Our curriculum for History ensures that all pupils:

  • know and understand the history of these islands as a coherent, chronological narrative, from the earliest times to the present day: how people’s lives have shaped this nation and how Britain has influenced and been influenced by the wider world;
  • know and understand significant aspects of the history of the wider world: the nature of ancient civilisations; the expansion and dissolution of empires; characteristic features of past non-European societies; achievements and follies of mankind;
  • gain and deploy a historically grounded understanding of abstract terms such as ‘empire’, ‘civilisation’, ‘parliament’ and ‘peasantry’;
  • understand historical concepts such as continuity and change, cause and consequence, similarity, difference and significance and use them to make connections, draw contrasts, analyse trends, frame historically valid questions and create their own structured accounts, including written narratives and analyses;
  • understand the methods of historical enquiry, including how evidence is used rigorously to make historical claims and discern how and why contrasting arguments and interpretations of the past have been constructed;
  • gain historical perspective by placing their growing knowledge into different contexts, understanding the connections between local, regional, national and international history; between cultural, economic, military, political, religious and social history; and between short- and long-term timescales.

In summary, our curriculum:

  • Develops learning that meets the appropriate subject knowledge, skills and understanding required by the National Curriculum and results in the acquisition of historical knowledge and skills – that equip pupils in enquiry, research, evaluation and analyses in History.
  • Allows pupils to know more, remember more and understand more.
  • Increases pupils’ understanding of the present in the context of the past
  • Develop pupils’ interest in the past, arousing curiosity and motivation to learn

The clear and comprehensive programme of study we have adopted at St Joseph’s Catholic Primary School works in line with the National Curriculum aims:

  • To ensures that all pupils know and understand the history of Britain as a coherent, chronological narrative, from the earliest times to the present day: how people’s lives have shaped this nation and how Britain has influenced and has been influenced by the wider world.
  • To ensure pupils know and understand significant aspects of the history of the wider world: the nature of ancient civilisations; the expansion and dissolution of empires; characteristics features of past non-European societies; achievements and follies of mankind.
  • To ensure pupils gain and deploy a historically grounded understanding of abstract terms.
  • To ensure pupils understand historical concepts such as continuity and change, cause and consequence, similarity, difference and significance, and use them to make connections, draw contrasts, analyse trends, frame historically valid questions and create their own structured accounts, including written narratives and analyses.
  • To ensure pupils understand the methods of historical enquiry, including how evidence is used rigorously to make historical claims, and discern how and why contrasting arguments and interpretations of the past have been constructed.
  • To ensure pupils gain historical perspective by placing their growing knowledge into different contexts understanding the connections between local, regional, national and international history; between cultural, economic, military, political, religious and social history; and between short and long term timescales.

In summary, we aim to implement this by:

  • Using a clear, comprehensive programme of study that fulfils the National Curriculum requirements and allows the pupils to know more, remember more and understand more
  • Knowledge Organisers and Knowledge Walls
    1. To give pupils key knowledge of where people and events studied fit within a chronological framework and identify similarities and differences between ways of life in different periods.
    2. To develop pupils’ use of a wide vocabulary of everyday historical terms -language and meaning to common words and phrases relating to the passing of time.
  • Class timelines – each class, has a timeline that follows them throughout the school.

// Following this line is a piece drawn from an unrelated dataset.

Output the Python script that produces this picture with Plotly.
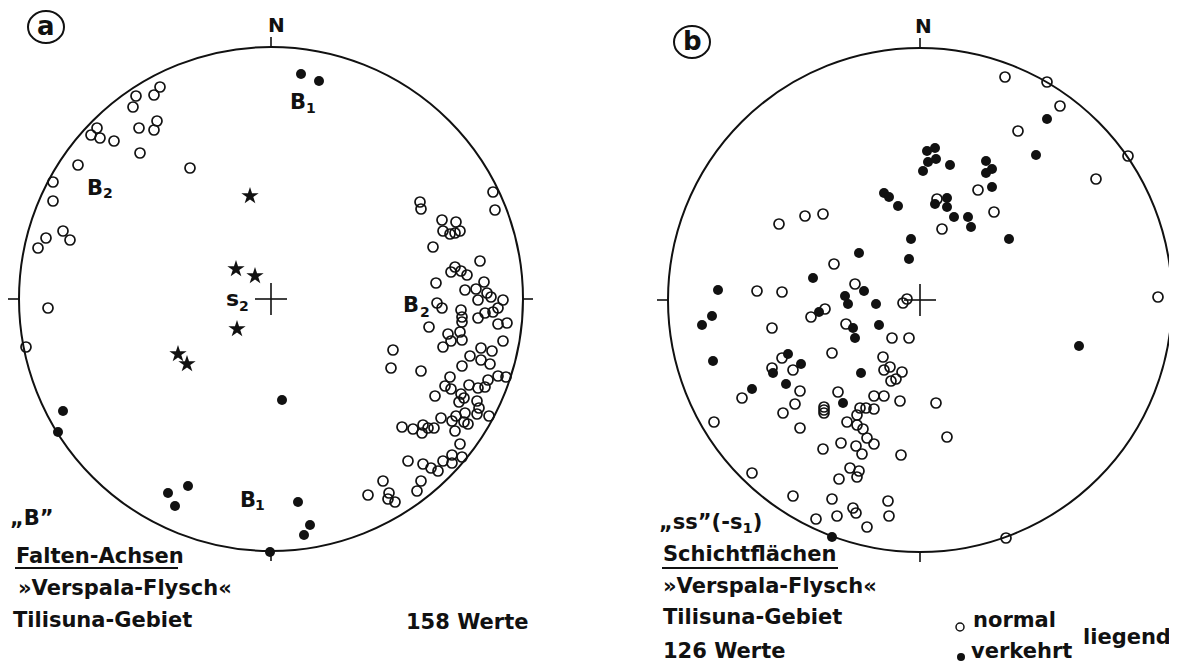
import plotly.graph_objects as go

W, H = 1177, 664
PAGE_MARGIN = 8             # default body margin of the html page
R = 252                     # net radius (projection units)
CA = (271, 299)             # centre of net (a)
CB = (920, 300)             # centre of net (b)

# ---- data: projected positions (east, north) measured from the net centre ----
# (a) "B" Falten-Achsen
A_OPEN = [(-111, 212), (-135, 203), (-117, 204), (-138, 192), (-114, 178), (-132, 171),
          (-117, 169), (-174, 171), (-180, 164), (-171, 161), (-157, 158), (-131, 146),
          (-81, 131), (-193, 134), (-218, 117), (-218, 98), (-208, 68), (-225, 61),
          (-201, 59), (-233, 51), (-223, -9), (-245, -48),
          (222, 107), (224, 89), (149, 97), (150, 90), (171, 79), (185, 77), (172, 68),
          (179, 65), (184, 66), (189, 68), (162, 52), (209, 38), (184, 32), (180, 27),
          (190, 28), (196, 24), (165, 16), (213, 17), (194, 9), (205, 10), (216, 6),
          (220, 2), (232, -1), (207, -1), (166, -4), (171, -9), (190, -11), (191, -18),
          (191, -23), (207, -19), (214, -14), (222, -13), (227, -9), (227, -25),
          (236, -24), (158, -28), (177, -35), (180, -42), (172, -48), (189, -33),
          (191, -41), (232, -42), (122, -51), (210, -49), (221, -52), (199, -57),
          (210, -61), (219, -65), (191, -67), (120, -69), (150, -72), (179, -78),
          (174, -87), (180, -90), (198, -86), (207, -89), (214, -88), (217, -81),
          (227, -77), (235, -78), (164, -97), (190, -95), (193, -99), (188, -103),
          (206, -102), (208, -109), (206, -115), (218, -117), (194, -114), (185, -117),
          (181, -122), (193, -123), (197, -125), (170, -119), (184, -132), (131, -128),
          (142, -130), (152, -126), (151, -134), (157, -129), (163, -129), (189, -145),
          (137, -162), (152, -165), (160, -169), (167, -172), (172, -162), (181, -156),
          (181, -164), (191, -158), (112, -182), (150, -182), (146, -192), (97, -196),
          (118, -194), (117, -200), (124, -203)]
A_FILLED = [(30, 225), (48, 218), (11, -101), (-208, -112), (-213, -133), (-103, -194),
            (-83, -187), (-96, -207), (27, -203), (39, -226), (33, -236), (-1, -253)]
A_STAR = [(-21, 103), (-35, 30), (-16, 23), (-34, -30), (-93, -55), (-84, -65)]

# (b) "ss" Schichtflächen: normal / verkehrt liegend
B_OPEN = [(85, 223), (140, 194), (98, 169), (176, 121), (58, 110), (17, 101), (74, 88),
          (22, 71), (-141, 76), (-115, 84), (-97, 86), (-86, 36), (-163, 9), (-138, 8),
          (-65, 16), (-13, 1), (-17, -3), (238, 3), (-95, -9), (-109, -17), (-148, -28),
          (-74, -24), (-28, -38), (-11, -38), (-88, -53), (-138, -58), (-148, -68),
          (-127, -70), (-178, -98), (-120, -91), (-37, -57), (-30, -67), (-36, -70),
          (-18, -72), (-24, -79), (-29, -81), (-82, -92), (-46, -96), (-36, -96),
          (-20, -101), (16, -103), (-125, -104), (-137, -113), (-96, -107), (-96, -110),
          (-96, -113), (-60, -108), (-54, -108), (-46, -109), (-63, -115), (-73, -122),
          (-63, -125), (-57, -129), (-206, -122), (-120, -128), (-53, -138), (-46, -144),
          (27, -137), (-79, -143), (-64, -146), (-58, -154), (-97, -149), (-19, -155),
          (-70, -168), (-61, -171), (-63, -177), (-81, -179), (-168, -173), (-127, -196),
          (-88, -199), (-32, -201), (-67, -208), (-64, -213), (-83, -216), (-31, -216),
          (-104, -219), (-53, -227), (86, -238), (127, 218), (208, 144)]
B_FILLED = [(7, 149), (15, 152), (8, 138), (16, 141), (3, 129), (30, 135), (66, 139),
            (72, 131), (66, 127), (72, 113), (-36, 107), (-31, 103), (-22, 94), (15, 96),
            (27, 102), (27, 93), (34, 83), (48, 83), (51, 73), (89, 61), (-9, 61),
            (-11, 41), (-61, 47), (-107, 22), (127, 181), (116, 145), (-202, 10),
            (-56, 9), (-75, 4), (-72, -4), (-44, -4), (-101, -12), (-208, -16),
            (-218, -25), (-67, -28), (-65, -38), (-41, -25), (-207, -61), (-132, -54),
            (-119, -64), (-147, -73), (-134, -84), (-168, -89), (-59, -73), (-77, -103),
            (159, -46), (-88, -237)]

FONT = "DejaVu Sans"
BLACK = "#111111"


def place(c, pts):
    return [c[0] + e for e, n in pts], [c[1] - n for e, n in pts]


fig = go.Figure()


def add_pts(c, pts, symbol, size, lw=1.7):
    xs, ys = place(c, pts)
    fig.add_trace(go.Scatter(x=xs, y=ys, mode="markers", hoverinfo="skip", cliponaxis=False,
                             marker=dict(symbol=symbol, size=size, color=BLACK,
                                         line=dict(width=lw, color=BLACK))))


add_pts(CA, A_OPEN, "circle-open", 10)
add_pts(CA, A_FILLED, "circle", 10, 0)
add_pts(CA, A_STAR, "star", 13, 0)
add_pts(CB, B_OPEN, "circle-open", 10)
add_pts(CB, B_FILLED, "circle", 10, 0)

# legend glyphs for (b)
fig.add_trace(go.Scatter(x=[960], y=[627], mode="markers", hoverinfo="skip",
                         marker=dict(symbol="circle-open", size=8, color=BLACK,
                                     line=dict(width=1.5, color=BLACK))))
fig.add_trace(go.Scatter(x=[961], y=[657], mode="markers", hoverinfo="skip",
                         marker=dict(symbol="circle", size=8, color=BLACK)))

shapes = []
for c in (CA, CB):
    cx, cy = c
    shapes.append(dict(type="circle", xref="x", yref="y", x0=cx - R, x1=cx + R,
                       y0=cy - R, y1=cy + R, line=dict(color=BLACK, width=2)))
    for x0, y0, x1, y1 in [(cx, cy - R - 10, cx, cy - R), (cx, cy + R, cx, cy + R + 10),
                           (cx - R - 11, cy, cx - R, cy), (cx + R, cy, cx + R + 10, cy),
                           (cx - 16, cy, cx + 16, cy), (cx, cy - 16, cx, cy + 16)]:
        shapes.append(dict(type="line", xref="x", yref="y", x0=x0, y0=y0, x1=x1, y1=y1,
                           line=dict(color=BLACK, width=1.6)))
# circled panel letters
for (lx, ly) in [(46, 27), (692, 42)]:
    shapes.append(dict(type="circle", xref="x", yref="y", x0=lx - 18, x1=lx + 18,
                       y0=ly - 16, y1=ly + 16, line=dict(color=BLACK, width=2)))
# underlines
shapes.append(dict(type="line", xref="x", yref="y", x0=15, x1=178, y0=568, y1=568,
                   line=dict(color=BLACK, width=2)))
shapes.append(dict(type="line", xref="x", yref="y", x0=662, x1=838, y0=568, y1=568,
                   line=dict(color=BLACK, width=2)))

ann = []


def txt(x, y, s, size=21, xanchor="center"):
    ann.append(dict(x=x, y=y, xref="x", yref="y", text="<b>%s</b>" % s, showarrow=False,
                    xanchor=xanchor, yanchor="middle",
                    font=dict(family=FONT, size=size, color=BLACK)))


txt(46, 26, "a", 26)
txt(692, 41, "b", 26)
txt(276, 25, "N", 20)
txt(923, 26, "N", 20)
# labels net (a)
txt(298, 102, "B", 21); txt(311, 108, "1", 14)
txt(95, 188, "B", 21); txt(108, 193, "2", 14)
txt(232, 298, "s", 22); txt(244, 306, "2", 14)
txt(248, 500, "B", 21); txt(260, 505, "1", 14)
txt(411, 305, "B", 21); txt(425, 312, "2", 14)
# text block (a)
txt(8, 518, "„B”", 21, "left")
txt(14, 556, "Falten-Achsen", 21, "left")
txt(16, 588, "»Verspala-Flysch«", 21, "left")
txt(11, 620, "Tilisuna-Gebiet", 21, "left")
txt(404, 622, "158 Werte", 21, "left")
# text block (b)
ann.append(dict(x=657, y=523, xref="x", yref="y", showarrow=False, xanchor="left",
                yanchor="middle", text="<b>„ss”(-s<sub>1</sub>)</b>",
                font=dict(family=FONT, size=21, color=BLACK)))
txt(661, 554, "Schichtflächen", 21, "left")
txt(661, 586, "»Verspala-Flysch«", 21, "left")
txt(661, 617, "Tilisuna-Gebiet", 21, "left")
txt(661, 651, "126 Werte", 21, "left")
txt(971, 620, "normal", 21, "left")
txt(969, 651, "verkehrt", 21, "left")
txt(1081, 637, "liegend", 21, "left")

# the page body has an 8px margin: offset the axis ranges so that the
# visible window shows exactly the 1177x664 frame of the reference
fig.update_layout(
    width=W, height=H, margin=dict(l=0, r=0, t=0, b=0),
    paper_bgcolor="white", plot_bgcolor="white", showlegend=False,
    xaxis=dict(range=[PAGE_MARGIN, W + PAGE_MARGIN], visible=False, fixedrange=True),
    yaxis=dict(range=[H + PAGE_MARGIN, PAGE_MARGIN], visible=False, fixedrange=True),
    shapes=shapes, annotations=ann,
)
fig.write_html("out.html")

This records all previous history learning and enables children to put new learning in the context of what has already been learnt.
  • Resources – books, artefacts, photos, videos etc. –
  • Educational visits where possible to support and develop pupils learning.

The Structure of a History Lesson at St Joseph’s Catholic Primary School

One History topic will be studied each term over a half-term period [3 topics per year]. One hour per week is then dedicated to each lesson.

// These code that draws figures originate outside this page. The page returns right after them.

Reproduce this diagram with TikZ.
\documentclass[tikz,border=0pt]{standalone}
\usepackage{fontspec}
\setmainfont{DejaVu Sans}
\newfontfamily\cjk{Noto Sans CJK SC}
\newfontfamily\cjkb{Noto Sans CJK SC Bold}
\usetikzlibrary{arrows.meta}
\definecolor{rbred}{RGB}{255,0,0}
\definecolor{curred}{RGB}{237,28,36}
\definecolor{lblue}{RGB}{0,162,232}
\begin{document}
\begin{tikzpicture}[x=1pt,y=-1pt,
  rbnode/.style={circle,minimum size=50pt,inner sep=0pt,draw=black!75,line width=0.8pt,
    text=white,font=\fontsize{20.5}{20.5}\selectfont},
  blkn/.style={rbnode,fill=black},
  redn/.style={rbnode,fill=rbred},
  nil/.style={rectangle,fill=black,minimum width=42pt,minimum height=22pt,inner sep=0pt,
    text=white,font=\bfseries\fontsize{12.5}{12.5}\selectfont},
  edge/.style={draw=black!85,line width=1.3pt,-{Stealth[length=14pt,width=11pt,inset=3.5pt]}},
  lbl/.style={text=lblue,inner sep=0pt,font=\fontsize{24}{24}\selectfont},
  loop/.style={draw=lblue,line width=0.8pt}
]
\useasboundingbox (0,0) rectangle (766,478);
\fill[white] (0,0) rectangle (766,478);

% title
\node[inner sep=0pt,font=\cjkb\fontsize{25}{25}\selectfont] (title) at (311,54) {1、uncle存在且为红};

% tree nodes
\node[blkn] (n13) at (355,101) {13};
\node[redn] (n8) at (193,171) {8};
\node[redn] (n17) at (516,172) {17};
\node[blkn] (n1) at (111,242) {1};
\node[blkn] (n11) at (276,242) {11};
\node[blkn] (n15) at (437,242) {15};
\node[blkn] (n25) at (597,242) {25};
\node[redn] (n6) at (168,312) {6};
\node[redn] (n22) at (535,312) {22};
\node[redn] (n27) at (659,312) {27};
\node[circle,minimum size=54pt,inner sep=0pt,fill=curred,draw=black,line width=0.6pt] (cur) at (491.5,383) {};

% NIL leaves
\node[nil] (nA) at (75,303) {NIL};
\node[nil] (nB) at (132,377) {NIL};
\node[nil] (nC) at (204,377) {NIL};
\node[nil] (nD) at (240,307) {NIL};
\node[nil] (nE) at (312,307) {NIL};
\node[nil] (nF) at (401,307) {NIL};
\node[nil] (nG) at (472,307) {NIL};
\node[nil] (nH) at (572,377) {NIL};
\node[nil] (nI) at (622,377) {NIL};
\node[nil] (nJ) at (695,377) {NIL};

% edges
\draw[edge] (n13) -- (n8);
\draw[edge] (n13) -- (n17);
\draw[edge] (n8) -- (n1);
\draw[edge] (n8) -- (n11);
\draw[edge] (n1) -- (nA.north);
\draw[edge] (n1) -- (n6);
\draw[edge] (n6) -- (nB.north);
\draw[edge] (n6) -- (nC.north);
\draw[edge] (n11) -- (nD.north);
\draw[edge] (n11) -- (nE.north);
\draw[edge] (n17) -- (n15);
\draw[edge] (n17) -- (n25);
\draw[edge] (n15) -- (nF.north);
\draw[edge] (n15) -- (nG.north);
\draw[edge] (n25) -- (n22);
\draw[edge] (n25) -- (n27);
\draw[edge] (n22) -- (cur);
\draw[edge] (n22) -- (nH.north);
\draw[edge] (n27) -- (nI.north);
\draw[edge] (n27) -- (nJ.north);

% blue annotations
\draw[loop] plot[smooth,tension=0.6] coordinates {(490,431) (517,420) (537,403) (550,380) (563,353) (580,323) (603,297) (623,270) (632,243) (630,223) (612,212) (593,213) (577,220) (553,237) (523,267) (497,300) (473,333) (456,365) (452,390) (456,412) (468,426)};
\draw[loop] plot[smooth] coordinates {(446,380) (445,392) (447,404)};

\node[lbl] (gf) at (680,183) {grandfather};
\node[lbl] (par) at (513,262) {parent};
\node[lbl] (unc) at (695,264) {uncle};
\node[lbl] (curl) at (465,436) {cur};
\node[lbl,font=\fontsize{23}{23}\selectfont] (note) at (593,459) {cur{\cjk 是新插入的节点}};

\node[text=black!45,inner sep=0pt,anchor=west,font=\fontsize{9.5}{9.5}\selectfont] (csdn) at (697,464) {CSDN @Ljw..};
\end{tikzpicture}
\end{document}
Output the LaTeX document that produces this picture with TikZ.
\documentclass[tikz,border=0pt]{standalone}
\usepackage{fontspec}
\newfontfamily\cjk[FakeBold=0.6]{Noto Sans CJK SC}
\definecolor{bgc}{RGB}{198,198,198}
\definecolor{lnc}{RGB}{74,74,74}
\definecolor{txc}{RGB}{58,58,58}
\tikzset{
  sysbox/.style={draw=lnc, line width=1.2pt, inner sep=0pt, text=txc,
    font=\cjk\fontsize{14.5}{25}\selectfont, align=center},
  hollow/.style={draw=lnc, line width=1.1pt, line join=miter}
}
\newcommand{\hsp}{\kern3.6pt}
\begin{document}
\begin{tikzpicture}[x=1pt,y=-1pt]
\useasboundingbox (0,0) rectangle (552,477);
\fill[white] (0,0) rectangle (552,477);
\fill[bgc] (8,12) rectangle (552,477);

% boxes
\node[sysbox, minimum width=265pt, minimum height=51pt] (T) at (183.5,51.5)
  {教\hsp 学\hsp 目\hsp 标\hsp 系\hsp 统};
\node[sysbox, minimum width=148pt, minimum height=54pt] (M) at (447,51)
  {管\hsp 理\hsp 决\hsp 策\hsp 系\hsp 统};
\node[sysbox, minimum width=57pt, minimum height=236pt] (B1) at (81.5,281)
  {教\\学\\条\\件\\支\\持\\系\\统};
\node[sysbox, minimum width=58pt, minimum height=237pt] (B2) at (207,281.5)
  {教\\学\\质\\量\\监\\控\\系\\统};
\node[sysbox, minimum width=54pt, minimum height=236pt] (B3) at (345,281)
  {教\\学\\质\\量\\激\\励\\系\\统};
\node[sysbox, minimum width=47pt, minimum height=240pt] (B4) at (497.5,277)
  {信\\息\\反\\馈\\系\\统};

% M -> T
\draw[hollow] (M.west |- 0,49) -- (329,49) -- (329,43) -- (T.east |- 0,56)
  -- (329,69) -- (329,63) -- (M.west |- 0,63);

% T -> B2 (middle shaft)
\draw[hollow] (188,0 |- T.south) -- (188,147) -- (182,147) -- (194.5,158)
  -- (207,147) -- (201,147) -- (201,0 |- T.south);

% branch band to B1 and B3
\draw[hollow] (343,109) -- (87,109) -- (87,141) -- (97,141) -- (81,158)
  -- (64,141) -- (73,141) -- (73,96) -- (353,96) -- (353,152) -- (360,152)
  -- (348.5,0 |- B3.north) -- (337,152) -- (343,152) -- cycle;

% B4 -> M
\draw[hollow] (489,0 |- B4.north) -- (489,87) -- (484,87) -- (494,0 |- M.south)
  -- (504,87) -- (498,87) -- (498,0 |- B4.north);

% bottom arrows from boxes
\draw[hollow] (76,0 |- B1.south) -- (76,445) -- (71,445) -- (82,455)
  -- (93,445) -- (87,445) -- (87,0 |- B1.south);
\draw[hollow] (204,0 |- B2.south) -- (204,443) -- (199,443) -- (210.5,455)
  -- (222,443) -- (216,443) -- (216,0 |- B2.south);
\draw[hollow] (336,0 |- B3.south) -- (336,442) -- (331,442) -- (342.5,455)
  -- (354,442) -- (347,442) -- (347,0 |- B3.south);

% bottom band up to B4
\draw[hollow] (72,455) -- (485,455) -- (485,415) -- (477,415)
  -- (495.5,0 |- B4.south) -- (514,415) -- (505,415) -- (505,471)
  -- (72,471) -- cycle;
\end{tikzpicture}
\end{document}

Each unit of work is broken down into 5-6 ancillary questions, during which children will be taught the purpose and context of the subject matter being taught.

During the course of study, many cross-curricular links will be made to other subjects. Consistent links are made to subjects such as English [Spoken Language as well as reading and writing], Maths, Science, Computing and Religious Education. Occasional links are also made to Geography, Design and Technology and Art and Design.

Homework

Pupils may be set homework from time to time to consolidate and practice the work they have learnt in class.

Planning

History Long Term Plan

Progression of History Skills, Knowledge and Understanding

Documents below detail the knowledge and skills that pupils will gain at each stage of the curriculum in each of the following domains: Chronological Understanding; Knowledge and Interpretation, plus Historical Skills and Enquiries.

KS1 Progression

KS2 Progression

 

Progression of Vocabulary

Progression of Vocabulary

Impact

  • Children will understand and use the key skills of:
    • Chronological Understanding
    • Knowledge and understanding of events in the past
    • Historical Interpretation
    • Historical Enquiry
    • Organisation and Communication
  • Children will know more, remember more and understand more about History
  • Children will use their historical skills in enquiry, analysis, evaluation and argument
  • Children will learn lessons from History to influence the decisions they make in their lives in the future – they will be more curious and motivated to learn about the past
  • The large majority of children will achieve age-related expectations by the end of the year

Age-related endpoints for each unit in each year group in the following domains – Chronological Understanding; Historical Enquiry; Historical Interpretation; Organisation and Communication and Understanding of Events, People and Changes.

History End Points

Assessment – Assessment for learning is carried out throughout each lesson taught through observation. Live nudges are used as and when needed, and some formative and summative assessments are carried out throughout the year.

Moderation:

  1. In-house
  2. Cross-school
  3. Local Authority
  4. All of the above will be monitored and discussed during pupil progress meetings and staff performance management.